Teaching
Former Program Leader of the Master of Entrepreneurship and Innovation
For six years, I was the Program Leader of the Master of Entrepreneurship and Innovation at UQ Business School, a unique program that equips aspiring entrepreneurs and innovators with essential knowledge about how to succeed in today’s constantly changing business environment. In this role, I provided leadership for the program’s growth and success, initiated and oversaw curriculum innovations, monitored and ensured student learning outcomes, and implemented student-centered initiatives to promote student success and a strong sense of community among them.
Current courses I coordinate and teach
Impact Academy 2 (MGTS7821) bridges theory and real-world application to provide MBA students with a practice‑based entrepreneurial learning experience. Students learn to leverage their personal strengths and real‑world insight to identify promising opportunities, craft compelling value propositions, and design viable and scalable business models. Working on their own projects, they progress from opportunity discovery to the development of validated, viable solutions.
Lean Start up for Entrepreneurship and Innovation (EIBS7311) is the capstone course of the Master of Entrepreneurship and Innovation. It introduces students to a hands‑on approach for turning ideas into successful innovations by rigorously testing whether they solve real customer problems. Student teams work on their own ideas or partner‑developed technologies, using customer interviews, rapid prototyping, and agile experimentation to build and validate business models.
Past courses I coordinated and taught
Managing Innovation (EIBS7302) is a core course in the Master of Entrepreneurship and Innovation program. It focuses on the fundamental concepts, strategies, and tools that can explain how and why some organizations succeed with their innovations while others do not. I ran the course as a flipped classroom, meaning that students had access to all the materials online and we then focused exclusively on exercises and in-depth discussions around real-world cases in the classroom.

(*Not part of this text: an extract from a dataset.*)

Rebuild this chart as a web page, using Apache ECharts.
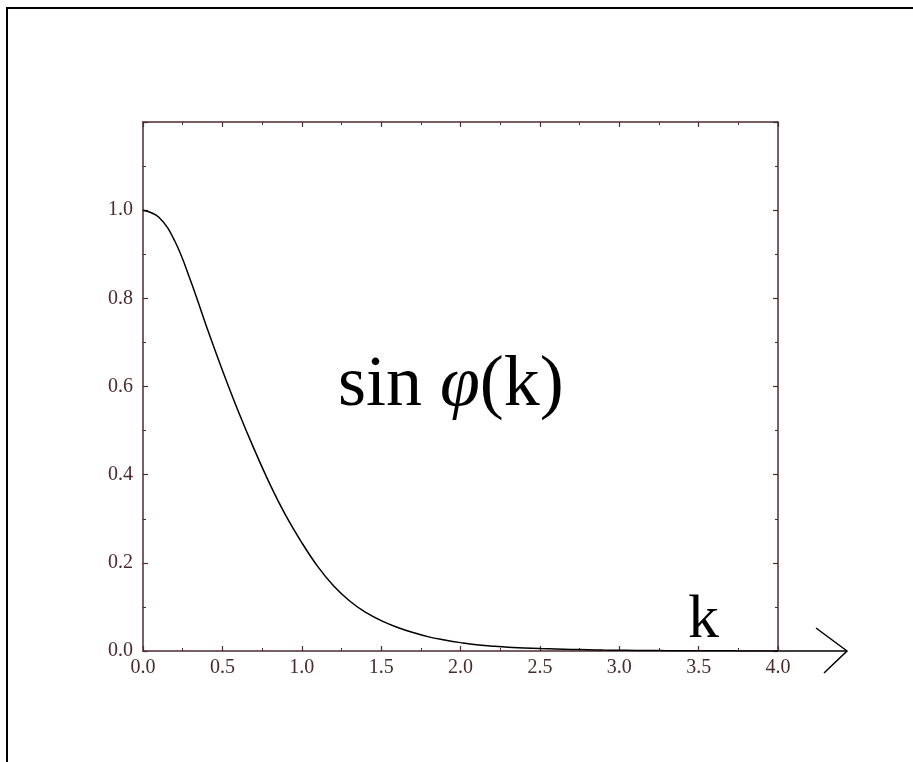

Learning by doing in a disruptive world (PBEL3000) was a work-integrated learning course in which final-year undergraduate students from across UQ’s Business, Economics, and Law programs worked in trans-disciplinary teams to solve complex and unbounded challenges of industry partners. The course ran over ten days in intensive mode and I taught students every day new tools and techniques that they then applied to unpack the industry challenge to come up with increasingly refined and validated solutions. Over the years, students have worked with a diverse set of industry partners including Movus, Optus, Orange Sky, Suncorp, Surf Life Saving Queensland, and Domino’s Pizza Enterprises.